Não, diz Kiedis, honestamente não é algo que passou pela minha cabeça. Não, diz Flea, eles estão vivendo o momento, as coisas estão ótimas, por que eles considerariam isso? Mais uma vez, Frusciante toma seu tempo para responder à pergunta, depois novos e-mails e novas respostas pensativas.



“Não existe uma maneira de enxergar o futuro”, ele diz, antes de explicar que ninguém pediu nenhum tipo de garantia em nenhum das vezes em que ele retornou. Claro, ele comenta, se as coisas se tornarem “tóxicas e pouco saudáveis e que não exista uma maneira concebível de resolvê-las” então ele provavelmente sairia – ninguém quer fazer os outros fazerem algo que não queriam. Então ele chega no ponto sobre o relacionamento, não só entre os Chilis e Frusciante, mas, também sobre os Chilis e entre cada um deles.

“A beleza de tocar com esta banda é que nós realmente amamos nos ouvir”, diz Frusciante. “Eu amo ouvir a maneira como eles me fazem soar. Nós temos um efeito químico entre nós. Trazemos para fora coisas de cada um de nós que não podemos trazer sozinhos. A maneira como eu toco guitarra com eles é um estilo que eu não consigo tocar quando estou sozinho. A chance de fazer outro álbum como este significou tudo para mim. Estamos apenas todos felizes por isto estar ocorrendo agora. Nossos corações estão nisto e então nos parece correto”.



O RETORNO DE RICK RUBIN

“O sentimento na sala quando Flea, John e Chad tocam juntos é transcendental” conta Rick Rubin, o produtor de Unlimited Love, para a Classic Rock sobre a banda com quem trabalhou, dentro e fora (maior parte das vezes dentro), desde 1991. “Então, quando Anthony canta eles se tornam os Chili Peppers. As altas musicais que eles são capazes de canalizar em uma base regular é, em outras palavras, um caso genuíno de ingredientes batendo em algo muito maior que a soma das suas partes. E as partes são as melhores que conseguimos”.
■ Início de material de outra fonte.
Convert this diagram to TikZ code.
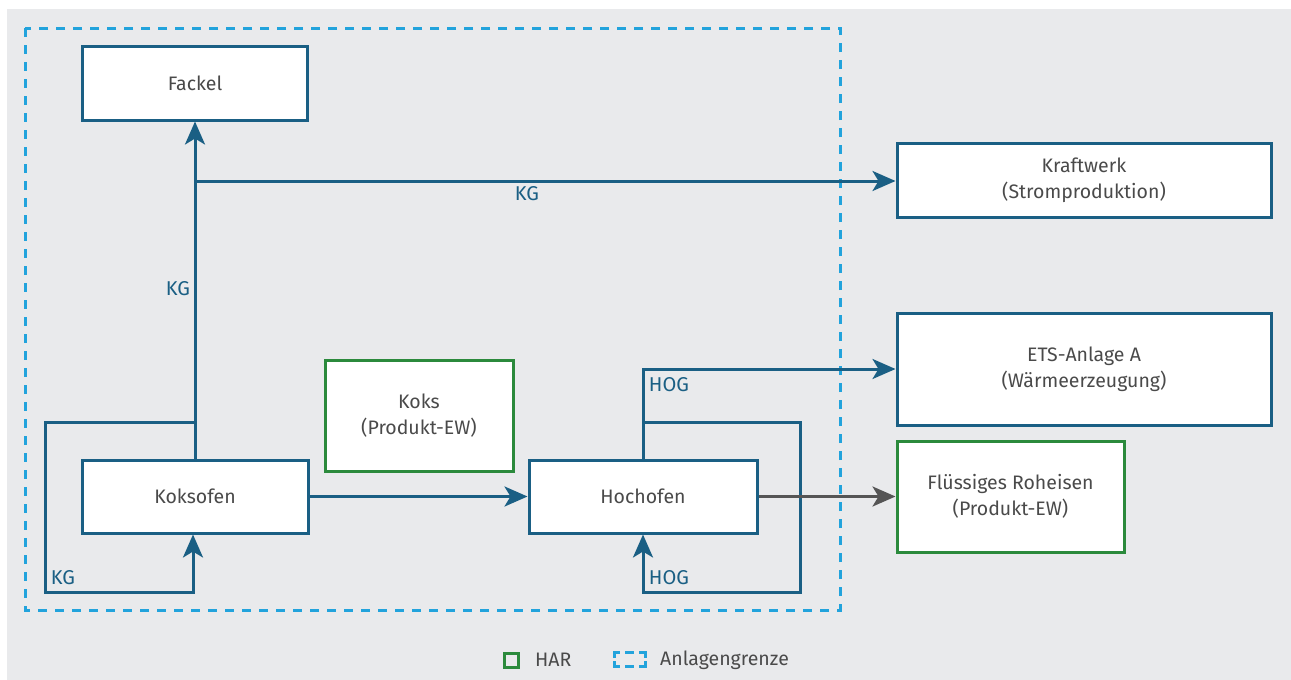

John Frusciante não é a única pessoa que retornou aos Chili Peppers para Unlimited Love. A outra é Rubin, que cedeu a produção para Danger Mouse no álbum anterior de 2016, The Getaway, muito pelo pedido do então guitarrista Josh Klinghoffer.
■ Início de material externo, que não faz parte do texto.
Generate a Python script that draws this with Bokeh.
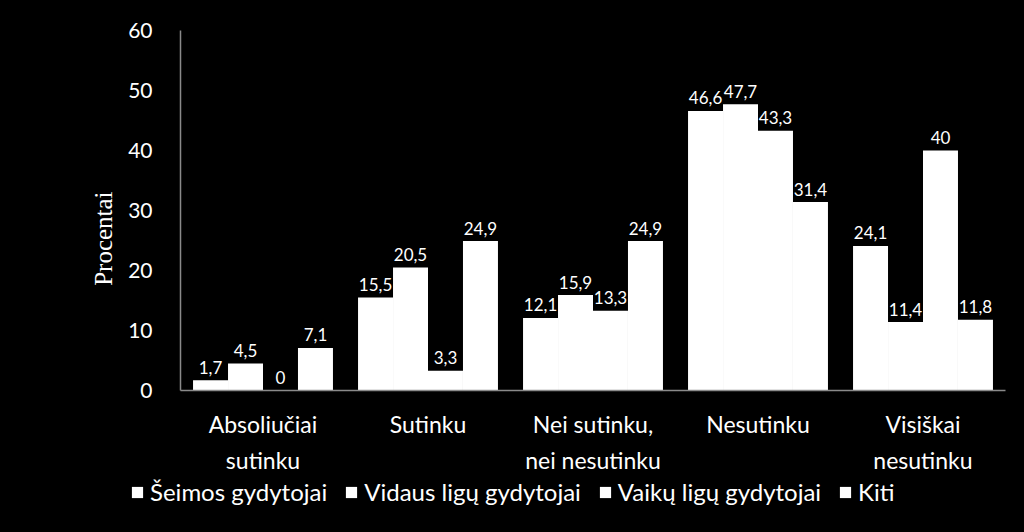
from bokeh.plotting import figure
from bokeh.layouts import column
from bokeh.models import ColumnDataSource, FixedTicker, Legend, LegendItem, Range1d
from bokeh.transform import dodge
from bokeh.core.properties import value
from bokeh.embed import file_html
from bokeh.resources import INLINE

categories = ["Absoliučiai\nsutinku", "Sutinku", "Nei sutinku,\nnei nesutinku", "Nesutinku", "Visiškai\nnesutinku"]
series_names = ["Šeimos gydytojai", "Vidaus ligų gydytojai", "Vaikų ligų gydytojai", "Kiti"]
seimos = [1.7, 15.5, 12.1, 46.6, 24.1]
vidaus = [4.5, 20.5, 15.9, 47.7, 11.4]
vaiku = [0, 3.3, 13.3, 43.3, 40]
kiti = [7.1, 24.9, 24.9, 31.4, 11.8]
y_ticks = [0, 10, 20, 30, 40, 50, 60]

series = [seimos, vidaus, vaiku, kiti]
bar_w = 0.212
offsets = [-1.5 * bar_w, -0.5 * bar_w, 0.5 * bar_w, 1.5 * bar_w]

FONT = "Lato"
MAIN_H = 476
BG = {"background-color": "black"}

p = figure(width=1024, height=MAIN_H, output_backend="svg", toolbar_location=None,
           x_range=Range1d(0, 5), y_range=Range1d(0, 60),
           min_border_left=180, min_border_right=19, min_border_top=30,
           min_border_bottom=MAIN_H - 394)
p.background_fill_color = "black"
p.border_fill_color = "black"
p.outline_line_color = None
p.xgrid.visible = False
p.ygrid.visible = False
p.styles = BG

xs = [i + 0.5 for i in range(len(categories))]
sources = []
for vals, off in zip(series, offsets):
    src = ColumnDataSource(dict(x=xs, y=vals, lab=[("%g" % v).replace(".", ",") for v in vals]))
    sources.append((src, off))
    p.vbar(x=dodge("x", off), top="y", width=bar_w, source=src,
           fill_color="white", line_color=None)
    p.text(x=dodge("x", off), y="y", text="lab", source=src, y_offset=-13,
           text_align="center", text_baseline="alphabetic", text_color="white",
           text_font=value(FONT), text_font_size="17px")

# axes
p.yaxis.ticker = FixedTicker(ticks=y_ticks)
p.yaxis.axis_label = "Procentai" + "\u00a0" * 9
p.yaxis.axis_label_text_font = "Liberation Serif"
p.yaxis.axis_label_text_font_style = "normal"
p.yaxis.axis_label_text_font_size = "25px"
p.yaxis.axis_label_text_color = "white"
p.yaxis.axis_label_standoff = 8
p.yaxis.major_label_text_font = FONT
p.yaxis.major_label_text_font_size = "21px"
p.yaxis.major_label_text_color = "white"
p.yaxis.major_label_standoff = 22
p.yaxis.major_tick_line_color = None
p.yaxis.minor_tick_line_color = None
p.yaxis.axis_line_color = "#8a8a8a"
p.yaxis.axis_line_width = 1.5

p.xaxis.ticker = FixedTicker(ticks=xs)
p.xaxis.major_label_overrides = {x: c for x, c in zip(xs, categories)}
p.xaxis.major_label_text_font = FONT
p.xaxis.major_label_text_font_size = "23px"
p.xaxis.major_label_text_color = "white"
p.xaxis.major_label_text_line_height = 1.3
p.xaxis.major_label_standoff = 13
p.xaxis.major_tick_line_color = None
p.xaxis.minor_tick_line_color = None
p.xaxis.axis_line_color = "#8a8a8a"
p.xaxis.axis_line_width = 1.5

# legend strip below the chart
LEG_H = 532 - MAIN_H
q = figure(width=1024, height=LEG_H, output_backend="svg", toolbar_location=None,
           x_range=Range1d(0, 5), y_range=Range1d(0, 60),
           x_axis_type=None, y_axis_type=None, min_border=0)
q.background_fill_color = "black"
q.border_fill_color = "black"
q.outline_line_color = None
q.xgrid.visible = False
q.ygrid.visible = False
q.styles = BG
for fig in (p, q):
    if "frame_align" in fig.properties():
        fig.frame_align = False
items = []
for (src, off), name in zip(sources, series_names):
    r = q.vbar(x=dodge("x", off), top="y", width=bar_w, source=src,
               fill_color="white", line_color=None, visible=False)
    items.append(LegendItem(label=name, renderers=[r]))
legend = Legend(items=items, orientation="horizontal", location=(130, 26),
                background_fill_alpha=0, border_line_color=None,
                label_text_color="white", label_text_font=FONT, label_text_font_size="24px",
                glyph_width=14, glyph_height=14, label_standoff=6, spacing=17,
                padding=0, margin=0)
q.add_layout(legend, "center")

layout = column(p, q, spacing=0)
layout.styles = BG
html = file_html(layout, INLINE)
html = html.replace("<body>", '<body style="background-color:black;margin:0">', 1)
open("out.html", "w").write(html)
“Rick é um membro da família”, diz Anthony Kiedis. “Eu não sabia o quanto eu sentiria falta dele até o dia em que decidimos fazer um álbum sem ele. Como uma força energética, como uma força dinâmica e como uma força misteriosa, sua ausência foi sentida”.



Rubin era bem sucedido antes de se ligar aos Chilis, tendo trabalhando com pessoas como Run DMC, Slayer, The Cult e, mais notavelmente, os Beastie Boys, que venderam mais de 10 milhões de cópias do seu primeiro album Licensed to Ill. Mas Blood Sugar Sex Magik foi um experiência mutuamente benéfica, chutando a carreira dos Chili Peppers para a estratosfera e estabelecendo Rubin como um dos gurus sônicos da era moderna.

“Ninguém é capaz de ouvir da mesma maneira que ele consegue ouvir”, diz Kiedis. “Ele sentou lá e deixou a gente tocar toda aquela música, e ele ouviu e ele sorriu e ele deus umas voltas. Era tipo: ‘Okay, estamos de volta. Agora nós temos a força de Rick Rubin no nosso time’”.